Global bankers are bracing for a further chill in what had been one of their juiciest businesses — helping Chinese companies acquire overseas — following news that China’s banking regulator is probing some of the country’s biggest deal makers.
The regulator has told domestic lenders to examine the debt levels of several high-flying Chinese conglomerates that data tracker Dealogic estimates have made about $US60 billion ($79bn) in acquisitions overseas during the past few years.
The list includes Anbang Insurance, which bought New York’s Waldorf Astoria for nearly $US2bn; HNA Group, which invested $US6.5bn in the Hilton hotel chain; and Dalian Wanda, which bought Hollywood producer Legendary Entertainment for $US3.5bn.
Many bankers said the probe could further dampen Chinese companies’ appetite for investments abroad, which had already taken a hit after regulators worried about capital flight tightened oversight of big deals at the end of last year.
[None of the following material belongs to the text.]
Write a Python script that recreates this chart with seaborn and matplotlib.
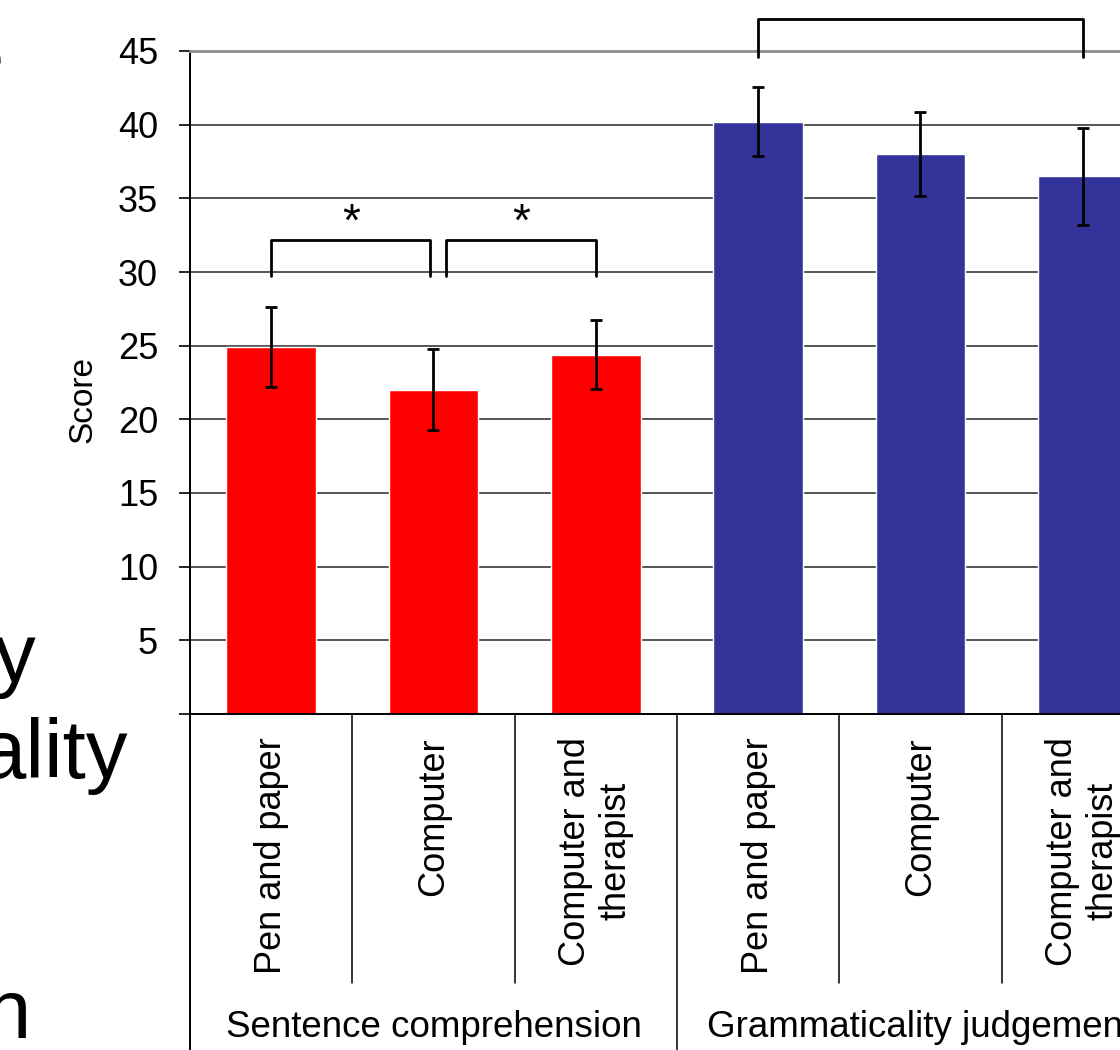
import matplotlib
matplotlib.use("Agg")
import matplotlib.pyplot as plt
import matplotlib.transforms as mtransforms
import numpy as np
import pandas as pd
import seaborn as sns

# Scores per task and training condition
groups = ["Sentence comprehension"] * 3 + ["Grammaticality judgement"] * 3
conditions = ["Pen and paper", "Computer", "Computer and\ntherapist"] * 2
means = [24.9, 22.0, 24.4, 40.2, 38.0, 36.5]
errors = [2.7, 2.75, 2.35, 2.35, 2.85, 3.3]
group_names = ["Sentence comprehension", "Grammaticality judgement"]
group_colors = ["#FF0000", "#333399"]
y_ticks = [0, 5, 10, 15, 20, 25, 30, 35, 40, 45]

# Significance brackets: (x start, x end, top, leg bottom, label)
brackets = [
    (0.0, 0.98, 32.2, 29.7, "*"),
    (1.08, 2.0, 32.2, 29.7, "*"),
    (3.0, 5.0, 47.2, 44.6, ""),
]

sns.set_theme(style="white")
plt.rcParams["font.family"] = ["Liberation Sans", "DejaVu Sans"]
plt.rcParams.update({
    "text.color": "black",
    "axes.labelcolor": "black",
    "xtick.color": "black",
    "ytick.color": "black",
})

df = pd.DataFrame({
    "key": [f"{g}|{c}" for g, c in zip(groups, conditions)],
    "group": groups,
    "score": means,
})
order = list(df["key"])

W, H = 1120, 1050
fig = plt.figure(figsize=(W / 100, H / 100), dpi=100)
ax = fig.add_axes([190 / W, 1 - 714 / H, 974 / W, 663 / H])

sns.barplot(data=df, x="key", y="score", hue="group", order=order,
            hue_order=group_names, palette=group_colors, dodge=False,
            width=0.554, errorbar=None, legend=False, saturation=1,
            ax=ax, zorder=2)
ax.errorbar(np.arange(len(means)), means, yerr=errors, fmt="none",
            ecolor="black", elinewidth=2, capsize=4.5, capthick=2, zorder=3)

ax.set_xlim(-0.5, 5.5)
ax.set_ylim(0, 45)
ax.set_yticks(y_ticks, ["" if v == 0 else str(v) for v in y_ticks])
ax.tick_params(axis="y", which="major", direction="out", length=8, width=1.2,
               color="black", pad=15, labelsize=26, left=True,
               labelcolor="black")
ax.yaxis.grid(True, color="#262626", linewidth=1.1)
ax.set_axisbelow(True)

ax.set_xticks(range(len(conditions)), conditions, rotation=90,
              multialignment="center", fontsize=26)
ax.tick_params(axis="x", length=0, pad=16.5, labelcolor="black")
ax.set_xlabel("")
ax.set_ylabel("Score", fontsize=24, color="black")
ax.yaxis.set_label_coords(-0.094, 0.475)

ax.spines["right"].set_visible(False)
ax.spines["left"].set_visible(False)
ax.spines["top"].set_color("#8c8c8c")
ax.spines["top"].set_linewidth(2)
ax.spines["bottom"].set_color("black")
ax.spines["bottom"].set_linewidth(1.4)

# Category and group separators below the axis
trans = mtransforms.blended_transform_factory(ax.transData, ax.transAxes)
ax.plot([-0.5, -0.5], [1, -0.51], transform=trans, color="black",
        lw=1.4, clip_on=False)
for xb in [0.5, 1.5, 3.5, 4.5]:
    ax.plot([xb, xb], [0, -0.406], transform=trans, color="black",
            lw=1.1, clip_on=False)
ax.plot([2.5, 2.5], [0, -0.51], transform=trans, color="black",
        lw=1.1, clip_on=False)

for i, name in enumerate(group_names):
    ax.text(1 + 3 * i, -0.4736, name, transform=trans, ha="center",
            va="center", fontsize=26.5, color="black", clip_on=False)

for x0, x1, top, bottom, label in brackets:
    ax.plot([x0, x0, x1, x1], [bottom, top, top, bottom], color="black",
            lw=2, clip_on=False, zorder=4)
    if label:
        ax.text((x0 + x1) / 2, top + 0.25, label, ha="center",
                va="baseline", fontsize=33, color="black", clip_on=False)

# Slide text running in from the left edge
for txt, xr, yb in [("e", 4, 84), ("y", 36, 682), ("ality", 128, 778),
                    ("n", 31, 1038)]:
    fig.text(xr / W, 1 - yb / H, txt, ha="right", va="baseline",
             fontsize=60, color="black")

fig.savefig("out.png", dpi=100)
Some bankers said they feared the investigation would discourage cross-border deals done by companies of all sizes, and that some clients had already put deals on hold while they assessed the situation. Deals that had been announced but had not closed yet may run into trouble with regulators, one banker said.
Another concern is that if Chinese banks, which account for a large proportion of the financing for Chinese companies’ overseas deals, slow or curb their lending, that will hurt investment activity as well.
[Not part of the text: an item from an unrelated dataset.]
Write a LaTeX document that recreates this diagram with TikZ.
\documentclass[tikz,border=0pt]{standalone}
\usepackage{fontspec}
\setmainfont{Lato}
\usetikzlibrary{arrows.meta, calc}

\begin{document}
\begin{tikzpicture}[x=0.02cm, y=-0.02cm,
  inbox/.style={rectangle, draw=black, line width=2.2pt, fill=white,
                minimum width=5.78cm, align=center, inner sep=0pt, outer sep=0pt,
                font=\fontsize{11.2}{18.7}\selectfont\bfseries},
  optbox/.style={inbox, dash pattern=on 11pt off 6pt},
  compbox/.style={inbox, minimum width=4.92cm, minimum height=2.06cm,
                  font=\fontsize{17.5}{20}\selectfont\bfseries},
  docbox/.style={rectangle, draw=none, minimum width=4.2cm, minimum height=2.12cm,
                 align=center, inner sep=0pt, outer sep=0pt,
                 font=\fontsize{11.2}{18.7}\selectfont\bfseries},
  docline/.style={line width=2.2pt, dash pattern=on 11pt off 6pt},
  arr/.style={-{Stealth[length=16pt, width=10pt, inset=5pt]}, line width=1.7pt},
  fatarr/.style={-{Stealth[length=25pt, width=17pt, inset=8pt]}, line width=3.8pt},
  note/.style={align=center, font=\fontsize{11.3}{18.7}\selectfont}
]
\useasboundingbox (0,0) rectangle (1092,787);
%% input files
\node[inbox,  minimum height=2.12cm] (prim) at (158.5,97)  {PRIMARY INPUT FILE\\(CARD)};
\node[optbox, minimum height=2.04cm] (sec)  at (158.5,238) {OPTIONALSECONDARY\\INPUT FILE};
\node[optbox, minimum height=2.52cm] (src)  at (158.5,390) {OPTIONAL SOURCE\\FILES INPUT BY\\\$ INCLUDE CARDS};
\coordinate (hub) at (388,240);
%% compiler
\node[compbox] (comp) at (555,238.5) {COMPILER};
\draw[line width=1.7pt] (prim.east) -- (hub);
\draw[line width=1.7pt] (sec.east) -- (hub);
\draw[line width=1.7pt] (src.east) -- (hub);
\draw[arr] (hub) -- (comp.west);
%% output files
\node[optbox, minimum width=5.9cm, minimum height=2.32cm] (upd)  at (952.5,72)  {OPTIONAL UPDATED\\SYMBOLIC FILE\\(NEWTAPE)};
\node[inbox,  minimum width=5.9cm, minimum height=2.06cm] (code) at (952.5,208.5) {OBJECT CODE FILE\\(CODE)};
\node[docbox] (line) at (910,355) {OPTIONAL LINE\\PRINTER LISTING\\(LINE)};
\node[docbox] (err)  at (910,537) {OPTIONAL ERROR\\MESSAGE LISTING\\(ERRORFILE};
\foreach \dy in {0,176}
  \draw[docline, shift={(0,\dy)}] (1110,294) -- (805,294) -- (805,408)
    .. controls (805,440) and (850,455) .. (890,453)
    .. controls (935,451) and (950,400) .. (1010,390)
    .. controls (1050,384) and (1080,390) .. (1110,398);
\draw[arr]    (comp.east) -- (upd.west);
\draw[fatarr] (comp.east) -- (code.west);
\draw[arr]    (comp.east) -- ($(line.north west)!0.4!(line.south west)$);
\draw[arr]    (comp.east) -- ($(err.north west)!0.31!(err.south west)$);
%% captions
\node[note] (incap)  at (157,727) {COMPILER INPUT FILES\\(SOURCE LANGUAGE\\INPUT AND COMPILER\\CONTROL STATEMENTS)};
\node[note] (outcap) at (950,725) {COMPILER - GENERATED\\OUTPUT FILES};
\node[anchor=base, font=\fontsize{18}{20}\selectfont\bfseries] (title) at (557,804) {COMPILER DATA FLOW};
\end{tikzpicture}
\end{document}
The recent probe follows a crackdown on excessive leverage by Chinese regulators who are concerned that ballooning debt levels could slow the economy and threaten the financial system. Since many big Chinese conglomerates are privately held and don’t disclose much, it is tough to assess just how much debt they have.
Still, bankers and data trackers say the most aggressive acquirers appear to be highly leveraged.
HNA Group, for instance, said it had around $US104bn in debt at the end of last year, which would give it a high debt-to-earnings ratio.
HNA said the group “is in a sound financial and operational situation” and fully complied with regulators in all the countries in which it operates.
“Many have been surprised at the amount of debt these conglomerates have been able to take on and the willingness of Chinese banks to lend,” said Michael DeSombre, a Hong-Kong based partner at Sullivan & Cromwell.
The regulator’s actions are a “a natural follow-on in terms of things getting out of hand with large-scale leverage and willingness to go buy things”.
China’s outbound deal volume, which hit a record last year, has already slumped following the tightened capital controls implemented at the end of 2016. Chinese deal-makers announced overseas investments of $US69.77bn so far this year, versus $US128.8bn a year earlier, according to data from Dealogic.
Bankers say some of the more outlandish deals, or those that don’t align with the buyer’s core businesses, haven’t been coming to market since December.
Some bankers applauded the move to investigate the prominent Chinese deal-makers, saying such scrutiny would help overhaul a debt-ridden system that could be exposing banks to trouble. One banker said he was surprised regulators hadn’t acted earlier, and that the current exercise was a “sanity check” for companies with complicated and opaque balance sheets.